For those small business owners who have not yet caught up with PSI, it essentially relates to individuals earning non-salary income, often via a company structure, through work as a sub-contractor.
There are a number of tests that a company must satisfy in order to not fall under the PSI restrictions. These restrictions limit what a business is allowed to claim in the way of allowable tax deductions as well as access to certain small business concessions.
The key tests are for PSI are as follows:
1. The business premises test
If you can answer yes to five questions relating to your business premises then you will be exempt from the PSI rules. Essentially if you have a business location separate from your home and your associates/clients and it is used more than 50 percent of the time you will pass this test. Working from home automatically means you fail this test and will need to pass one or more of the other tests.
2. The results test
You’ll pass this test if you provide your own equipment for the work you do, are responsible for fixing your own mistakes and you only receive payment once the work has been completed. Regular payments look like wages income and will be treated as such by the ATO.
3. The unrelated clients test (or the 80/20 rule!)
To pass this test you must receive income from at least two unrelated clients and must obtain your income from services that have been offered to the public at large via advertising. Just listing with a hire agency is not sufficient.
4. The employment test
If you have employees working for you and performing at least 20 percent of the paid principal work then you will pass this test and not be subject to the PSI restrictions.
Without breaking down each of the tests in too much depth in this article, (each test could easily be an article on its own) let’s jump straight into two recent rulings the ATO has made on PSI-related matters to illustrate some key aspects of PSI laws to look at the practical implications of PSI income rules.
The first case concerned the unrelated client’s test where the Federal Court has recently confirmed a decision made by the ATO that the taxpayer failed the unrelated clients test for the purposes of the Personal Service Income (PSI) in relation to a drafting business he carried on through his private company.
In this particular case, the taxpayer did not satisfy the requirement of a business to make general offers to the public for their services. The taxpayer directly contacted known associates within his industry for potential work and therefore did not comply with making offers or invitations to the public at large or a section of the public as required by section 87-20(1)(b). This is part of the unrelated client’s test that must be met in order to escape the restrictions of the PSI laws.
The ATO takes the view that if you are not openly advertising or promoting yourself in the marketplace, then the odds are you are only earning income through one or two contacts and are not really operating a true business. Unless you are able to prove without any doubt, that you have made clear, unambiguous offers to the public of your services then the ATO will treat all income and expenses as non-PSI related income.
The second case (AAT Case  AATA 682) concerned a taxpayer who was operating a small IT business, earning its income through a small number of contracts. These contracts were all through a related group of businesses. The fact that the taxpayer’s income all came via a group of associated businesses denied the taxpayer the ability to pass the 80/20 rule and thus be eligible as a PSI-earning business.

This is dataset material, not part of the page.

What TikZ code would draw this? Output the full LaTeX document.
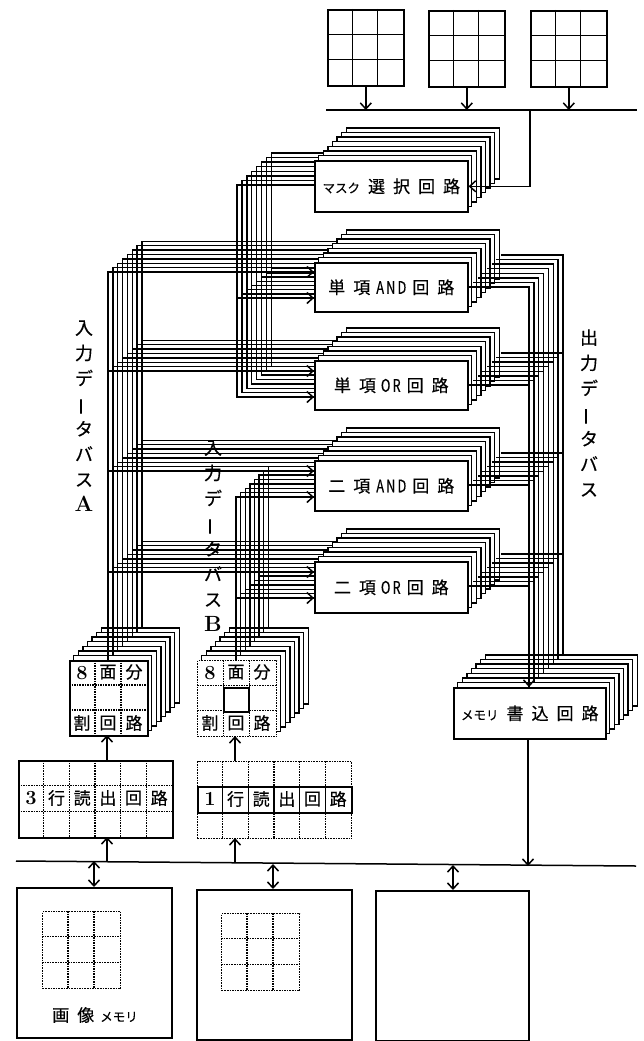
\documentclass[tikz,border=0pt]{standalone}
\usepackage{fontspec}
\usepackage{tikz}
\usetikzlibrary{arrows.meta, calc}
\newfontfamily\jpfont[FakeBold=0.4]{Noto Sans CJK JP}
\tikzset{
    wire/.style={line width=1.4pt},
    barb/.style={line width=1.5pt, -{Straight Barb[length=6pt, width=11pt]}},
    barbs/.style={line width=1.5pt, {Straight Barb[length=6pt, width=11pt]}-{Straight Barb[length=6pt, width=11pt]}},
    solidbox/.style={draw, fill=white, line width=1.6pt, inner sep=0pt, anchor=north west},
    dotbox/.style={solidbox, line width=1.4pt, dash pattern=on 1.6pt off 1pt},
    dotline/.style={line width=1.3pt, dash pattern=on 1.6pt off 1pt},
    gridline/.style={line width=1.4pt},
    circuitlabel/.style={font=\jpfont\fontsize{17}{17}\selectfont, inner sep=0pt},
    cellchar/.style={font=\jpfont\fontsize{17}{17}\selectfont, inner sep=0pt},
    cellnum/.style={font=\rmfamily\bfseries\fontsize{20}{20}\selectfont, inner sep=0pt},
    buslabel/.style={font=\jpfont\fontsize{18}{25.3}\selectfont, align=center, inner sep=0pt},
}
\newcommand{\gp}{\hspace{8pt}}
\newcommand{\kana}[1]{{\fontsize{12.5}{13}\selectfont #1}}
\newcommand{\latin}[1]{\scalebox{0.85}[1.15]{\fontsize{15}{15}\selectfont #1}}
\newcommand{\vbar}{\rotatebox[origin=c]{90}{ー}}
% back planes of a stack, the front one is a node on top
\newcommand{\backplanes}[4]{
    \foreach \i in {7,...,1} {
        \draw[fill=white, line width=1.4pt] ({#1+\i*4.6},{#2-\i*4.6}) rectangle ++(#3,#4);
    }
}
\newcommand{\stackbox}[6]{
    \backplanes{#1}{#2}{#3}{#4}
    \node[solidbox, minimum width=#3pt, minimum height=#4pt] (#5) at (#1,#2) {};
    \node[circuitlabel] (#5text) at (#5.center) {#6};
}
% inner lines of a cell grid
\newcommand{\celllines}[7]{
    \foreach \c in {1,...,#5} {
        \draw[#7] ({#1+\c*#3/(#5+1)},#2) -- ++(0,#4);
    }
    \foreach \r in {1,...,#6} {
        \draw[#7] (#1,{#2+\r*#4/(#6+1)}) -- ++(#3,0);
    }
}
\begin{document}
\begin{tikzpicture}[x=1pt, y=-1pt]
    \useasboundingbox (0,0) rectangle (644,1041);

    % Mask registers
    \foreach \n/\x/\y in {1/327/9, 2/428/10, 3/530/10} {
        \node[solidbox, minimum width=76pt, minimum height=76pt] (mask\n) at (\x,\y) {};
        \celllines{\x}{\y}{76}{76}{2}{2}{gridline}
    }
    \coordinate (topbusL) at (326,110);
    \coordinate (topbusR) at (637,110);
    \draw[line width=1.5pt] (topbusL) -- (topbusR);
    \foreach \n in {1,2,3} {
        \draw[barb] (mask\n.south) -- (mask\n.south |- topbusL);
    }

    % Splitter stacks and write stack
    \stackbox{69}{660}{78}{75}{splitA}{}
    \celllines{69}{660}{78}{75}{2}{2}{dotline}
    \backplanes{197}{660}{79}{76}
    \node[dotbox, minimum width=79pt, minimum height=76pt] (splitB) at (197,660) {};
    \celllines{197}{660}{79}{76}{2}{2}{dotline}
    \node[solidbox, minimum width=25pt, minimum height=24pt] (splitBmid) at (223,687) {};
    \foreach \ch [count=\n] in {面,分} {
        \node[cellchar] (splitAa\n) at ({69+39+(\n-1)*26},672) {\ch};
        \node[cellchar] (splitBa\n) at ({197+39+(\n-1)*26},672) {\ch};
    }
    \foreach \ch [count=\n] in {割,回,路} {
        \node[cellchar] (splitAb\n) at ({69+13+(\n-1)*26},723) {\ch};
        \node[cellchar] (splitBb\n) at ({197+13+(\n-1)*26},723) {\ch};
    }
    \node[cellnum] (splitAnum) at (82,673) {8};
    \node[cellnum] (splitBnum) at (210,673) {8};
    \stackbox{453}{687}{152}{51}{writer}{\kana{メモリ}\gp 書\gp 込\gp 回\gp 路}

    % Input bus A
    \foreach \i in {0,...,7} {
        \coordinate (Afoot\i) at ({108+\i*4.85},{660-\i*4.6});
        \draw[wire] (Afoot\i) |- (350,{272-\i*4.4});
        \foreach \lvl in {371,471,572} {
            \draw[wire] (Afoot\i |- 350,{\lvl-\i*4.4}) -- (350,{\lvl-\i*4.4});
        }
    }
    % Input bus B
    \foreach \i in {0,...,7} {
        \coordinate (Bfoot\i) at ({236+\i*4.6},{660-\i*4.6});
        \draw[wire] (Bfoot\i) |- (350,{497-\i*4.4});
        \draw[wire] (Bfoot\i |- 350,{598-\i*4.4}) -- (350,{598-\i*4.4});
    }
    % Mask bus
    \foreach \i in {0,...,7} {
        \coordinate (Mtop\i) at ({237+\i*4.9},{185-\i*4.6});
        \draw[wire] (350,{185-\i*4.6}) -- (Mtop\i) |- (350,{397-\i*4.4});
        \draw[wire] (Mtop\i |- 350,{298-\i*4.2}) -- (350,{298-\i*4.2});
    }

    % Circuits
    \stackbox{314}{160}{153}{51}{maskselect}{\kana{マスク}\gp 選\gp 択\gp 回\gp 路}
    \stackbox{314}{262}{153}{49}{andone}{単\gp 項\hspace{6pt}\latin{A\,N\,D}\hspace{6pt}回\gp 路}
    \stackbox{314}{360}{153}{49}{orone}{単\gp 項\hspace{5pt}\latin{O\,R}\hspace{6pt}回\gp 路}
    \stackbox{314}{460}{153}{50}{andtwo}{二\gp 項\hspace{6pt}\latin{A\,N\,D}\hspace{6pt}回\gp 路}
    \stackbox{314}{561}{153}{51}{ortwo}{二\gp 項\hspace{5pt}\latin{O\,R}\hspace{6pt}回\gp 路}

    % Output bus
    \foreach \i in {0,...,7} {
        \coordinate (Ofoot\i) at ({529+\i*4.85},{687-\i*4.6});
        \draw[wire] ($(andone.north east)+({\i*4.6},{25-\i*4.6})$) -| (Ofoot\i);
        \foreach \c in {orone,andtwo,ortwo} {
            \draw[wire] ($(\c.north east)+({\i*4.6},{25-\i*4.6})$) -- (Ofoot\i |- {$(\c.north east)+(0,{25-\i*4.6})$});
        }
    }
    \draw[barb] ($(Ofoot0)+(0,-20)$) -- (Ofoot0);

    % Arrows into the circuits
    \draw[barb] (290,272) -- (andone.west |- 0,272);
    \draw[barb] (290,298) -- (andone.west |- 0,298);
    \draw[barb] (290,371) -- (orone.west |- 0,371);
    \draw[barb] (290,397) -- (orone.west |- 0,397);
    \draw[barb] (290,471) -- (andtwo.west |- 0,471);
    \draw[barb] (290,497) -- (andtwo.west |- 0,497);
    \draw[barb] (290,572) -- (ortwo.west |- 0,572);
    \draw[barb] (290,598) -- (ortwo.west |- 0,598);
    \coordinate (maskjoin) at (530,110);
    \draw[barb] (maskjoin) |- (maskselect.east);

    % Line readers
    \node[solidbox, minimum width=154pt, minimum height=77pt] (readA) at (18,760) {};
    \celllines{18}{760}{154}{77}{5}{2}{dotline}
    \node[dotbox, minimum width=154pt, minimum height=77pt] (readB) at (197,761) {};
    \celllines{197}{761}{154}{77}{5}{2}{dotline}
    \node[solidbox, minimum width=154pt, minimum height=26pt] (readBrow) at (197,786) {};
    \foreach \c in {1,...,5} {
        \draw[gridline] ({197+\c*25.67},786) -- ++(0,26);
    }
    \node[cellnum] (readAnum) at (31,798) {3};
    \node[cellnum] (readBnum) at (210,799) {1};
    \foreach \ch [count=\n] in {行,読,出,回,路} {
        \node[cellchar] (readAc\n) at ({18+38.5+(\n-1)*25.67},798) {\ch};
        \node[cellchar] (readBc\n) at ({197+38.5+(\n-1)*25.67},799) {\ch};
    }
    \draw[barb] (107,760) -- (107,735);
    \draw[barb] (235,761) -- (235,736);

    % Image bus
    \coordinate (busL) at (16,861);
    \coordinate (busR) at (636,866);
    \draw[line width=1.5pt] (busL) -- (busR);
    \coordinate (busreadA) at (107,862);
    \coordinate (busreadB) at (235,863);
    \coordinate (buswrite) at (528,866);
    \draw[barb] (busreadA) -- (107,837);
    \draw[barb] (busreadB) -- (235,838);
    \draw[barb] (writer.south -| buswrite) -- (buswrite);

    % Image memories
    \node[solidbox, minimum width=155pt, minimum height=150pt] (memA) at (16,887) {};
    \node[solidbox, minimum width=155pt, minimum height=150pt] (memB) at (196,889) {};
    \node[solidbox, minimum width=153pt, minimum height=150pt] (memC) at (375,890) {};
    \node[dotbox, minimum width=78pt, minimum height=77pt] (gridA) at (42,911) {};
    \celllines{42}{911}{78}{77}{2}{2}{dotline}
    \node[dotbox, minimum width=78pt, minimum height=77pt] (gridB) at (221,913) {};
    \celllines{221}{913}{78}{77}{2}{2}{dotline}
    \node[circuitlabel] (memAtext) at (95,1015) {画\gp 像\hspace{6pt}\kana{メモリ}};
    \coordinate (busmemA) at (94,861);
    \coordinate (busmemB) at (273,864);
    \coordinate (busmemC) at (453,865);
    \draw[barbs] (busmemA) -- (memA.north -| busmemA);
    \draw[barbs] (busmemB) -- (memB.north -| busmemB);
    \draw[barbs] (busmemC) -- (memC.north -| busmemC);

    % Bus names
    \node[buslabel] (nameA) at (84,416) {入\\力\\デ\\\vbar\\タ\\バ\\ス\\{\rmfamily\bfseries\fontsize{22}{25.3}\selectfont A}};
    \node[buslabel] (nameB) at (213,536) {入\\力\\デ\\\vbar\\タ\\バ\\ス\\{\rmfamily\bfseries\fontsize{22}{25.3}\selectfont B}};
    \node[buslabel] (nameO) at (589,413) {出\\力\\デ\\\vbar\\タ\\バ\\ス};
\end{tikzpicture}
\end{document}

The fact that the taxpayer’s clients were all related is similar to the reasoning behind the first case mentioned earlier. In sourcing all of his income via a group of businesses the taxpayer demonstrated to the ATO that he had not gone out of his way to market his services to the general public and had relied on a small number of business contacts to secure the contract income. Further, the taxpayer was also heavily penalised by the ATO for not demonstrating reasonable care in making himself aware of the PSI requirements.
By not coming clean and disclosing all of this information as soon as the ATO had made an initial inquiry into this taxpayer’s affairs, the taxpayer gave the impression of either neglect or negligence and the ATO had no choice but to penalise the taxpayer.
The difference between being caught by the PSI rules or not can be quite substantial in terms of what expenses you can legitimately claim against your business. If your income is designated as being PSI then you cannot pay any wages or income to your associates, essentially meaning your husband, wife or children in most cases.
Additionally, you cannot pay any superannuation on behalf of your spouse, even if he or she really does help out the business with bookkeeping and so on. If you operate using a trust structure then all income after legitimate expenses must be declared as income in your hands, whether as declared wages or a trust distribution at year’s end.
The PSI rules are clearly designed to catch taxpayers that have established company structures for what is essentially employment-related income. The benefits in terms of what can and cannot be claimed are often too tempting for some taxpayers. If you have such a company structure and have not met with your accountant to seek out specialist advice on whether or not you satisfy the PSI rules, then I can only urge you to make it a high priority.
The ATO is clamping down in this area and it may only be a matter of time before you as a small business owner get a phone call or letter from the ATO requesting that you satisfy the PSI rules or face a potential audit; something no taxpayer wants to face at any time.